Berdasarkan sifat-sifat kimianya, unsur-unsur mineral yang termasuk LTJ adalah bahan radioaktif. Pertimbangan pelarangan tujuan komersial atas penambangan dan pengolahan mineral LTJ dengan tujuan komersial, tentu saja aspek safety.

Karena, dengan nilai ekonomi yang sangat tinggi, jika diizinkan untuk diperjual-belikan secara bebas, maka dikhawatirkan banyak pihak yang melakukan penambangan dan pengolahan mineral LTJ secara sembarangan. Itu bisa berbahaya bagi orang-orang yang terlibat dalam, juga bagi lingkungan hidup.

Sekarang sudah banyak perusahaan multinasional yang berinvestasi di Indonesia.
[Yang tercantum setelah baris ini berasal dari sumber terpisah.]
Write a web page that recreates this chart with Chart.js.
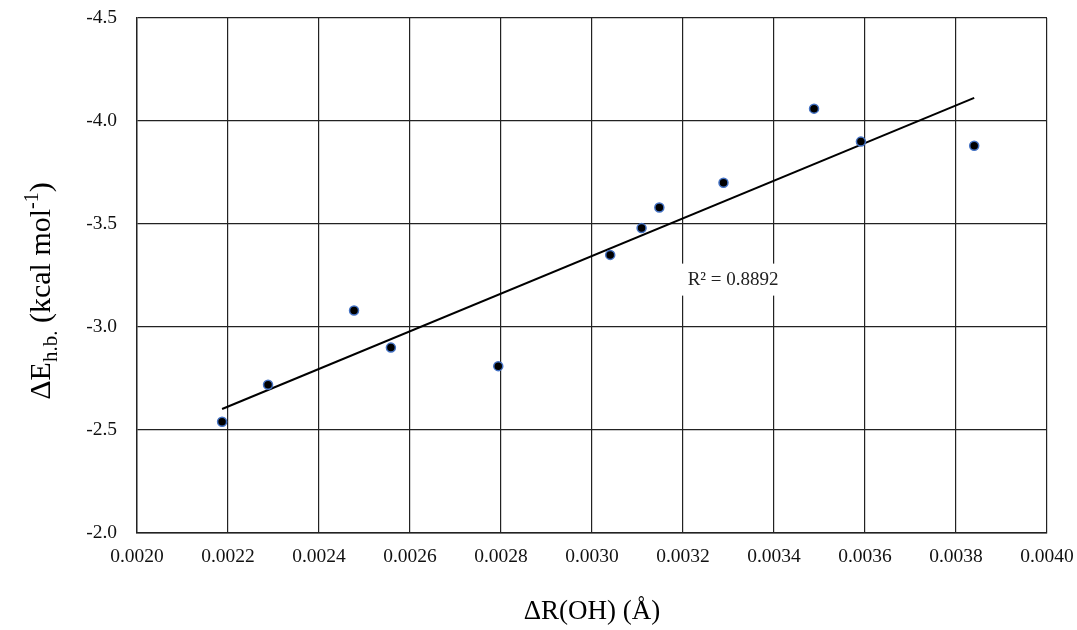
<!DOCTYPE html>
<html>
<head>
<meta charset="utf-8">
<script src="https://cdn.jsdelivr.net/npm/chart.js@4.4.1/dist/chart.umd.min.js"></script>
<style>
  html, body { margin: 0; padding: 0; background: #fff; }
  #wrap { width: 1077px; height: 630px; }
</style>
</head>
<body>
<div id="wrap"><canvas id="scatter"></canvas></div>
<script>
// O-H bond elongation (Å) vs hydrogen-bond energy (kcal/mol)
const dROH = [0.002187, 0.002288, 0.002477, 0.002558, 0.002794, 0.003040,
              0.003109, 0.003148, 0.003289, 0.003488, 0.003591, 0.003840];
const dEhb = [-2.54, -2.72, -3.08, -2.90, -2.81, -3.35,
              -3.48, -3.58, -3.70, -4.06, -3.90, -3.88];

// linear trendline end points
const trendX = [0.002187, 0.003840];
const trendY = [-2.602, -4.112];
const rSquared = '0.8892';
const rLabelAt = [0.00331, -3.23];

const FONT = '"Liberation Serif", "Times New Roman", serif';

const points = dROH.map((x, i) => ({ x: x, y: dEhb[i] }));
const trend = trendX.map((x, i) => ({ x: x, y: trendY[i] }));

// axis titles with sub/superscripts, plus the R² box
const labels = {
  id: 'labels',
  afterDatasetsDraw(chart) {
    const ctx = chart.ctx;
    const xs = chart.scales.x, ys = chart.scales.y;

    // R² label on white background
    const lx = xs.getPixelForValue(rLabelAt[0]);
    const ly = ys.getPixelForValue(rLabelAt[1]);
    ctx.save();
    ctx.font = '19px ' + FONT;
    const txt = 'R² = ' + rSquared;
    const w = ctx.measureText(txt).width;
    ctx.fillStyle = '#fff';
    ctx.fillRect(lx - w / 2 - 6, ly - 16, w + 12, 32);
    ctx.fillStyle = '#222';
    ctx.textAlign = 'center';
    ctx.textBaseline = 'middle';
    ctx.fillText(txt, lx, ly);
    ctx.restore();
  },
  afterDraw(chart) {
    const ctx = chart.ctx;
    const area = chart.chartArea;

    function drawRich(parts, cx, cy, angle) {
      ctx.save();
      ctx.translate(cx, cy);
      ctx.rotate(angle);
      ctx.textBaseline = 'alphabetic';
      ctx.fillStyle = '#000';
      let total = 0;
      parts.forEach(p => {
        ctx.font = p.size + 'px ' + FONT;
        p.w = ctx.measureText(p.t).width;
        total += p.w;
      });
      let x = -total / 2;
      parts.forEach(p => {
        ctx.font = p.size + 'px ' + FONT;
        ctx.fillText(p.t, x, 10 + (p.dy || 0));
        x += p.w;
      });
      ctx.restore();
    }

    drawRich([{ t: 'ΔR(OH) (Å)', size: 27 }],
      (area.left + area.right) / 2, 609, 0);

    drawRich([
      { t: 'ΔE', size: 30 },
      { t: 'h.b.', size: 21, dy: 7 },
      { t: ' (kcal mol', size: 30 },
      { t: '-1', size: 20, dy: -12 },
      { t: ')', size: 30 }
    ], 40, 291, -Math.PI / 2);
  }
};

// fixed axis box sizes, no extra room for overhanging tick labels
function fixBox(size) {
  return function (scale) {
    if (scale.isHorizontal()) scale.height = size; else scale.width = size;
    scale.paddingTop = 0;
    scale.paddingBottom = 0;
    scale.paddingLeft = 0;
    scale.paddingRight = 0;
  };
}

new Chart(document.getElementById('scatter'), {
  type: 'scatter',
  data: {
    datasets: [
      {
        label: 'ΔE',
        data: points,
        pointRadius: 4.5,
        pointBackgroundColor: '#000',
        pointBorderColor: '#4472c4',
        pointBorderWidth: 1.5,
        order: 1
      },
      {
        label: 'trend',
        type: 'line',
        data: trend,
        borderColor: '#000',
        borderWidth: 2,
        pointRadius: 0,
        fill: false,
        order: 2
      }
    ]
  },
  options: {
    responsive: true,
    maintainAspectRatio: false,
    animation: false,
    layout: { padding: { top: 18, right: 30, bottom: 0, left: 0 } },
    plugins: {
      legend: { display: false },
      tooltip: { enabled: false }
    },
    scales: {
      x: {
        type: 'linear',
        min: 0.002,
        max: 0.004,
        afterFit: fixBox(97),
        ticks: {
          stepSize: 0.0002,
          padding: 12,
          color: '#111',
          font: { family: FONT, size: 19.5 },
          callback: v => v.toFixed(4)
        },
        grid: { color: '#222', lineWidth: 1.2, drawTicks: false },
        border: { color: '#222', width: 1.4 }
      },
      y: {
        type: 'linear',
        min: -4.5,
        max: -2.0,
        reverse: true,
        afterFit: fixBox(137),
        ticks: {
          stepSize: 0.5,
          padding: 20,
          color: '#111',
          font: { family: FONT, size: 19.5 },
          callback: v => v.toFixed(1)
        },
        grid: { color: '#222', lineWidth: 1.2, drawTicks: false },
        border: { color: '#222', width: 1.4 }
      }
    }
  },
  plugins: [labels]
});
</script>
</body>
</html>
Salah satu pendorongnya adalah kebijakan Pemerintah China sebagai eksportir terbesar LTJ, sudah menghentikan ekspor LTJ karena demand di pasar domestik yang terus meningkat. Selain China, perusahaan yang sudah mengajukan minat membeli hasil eksploitasi LTJ Indonesia, di antaranya Toyota Motor Internasional dan Sumitomo.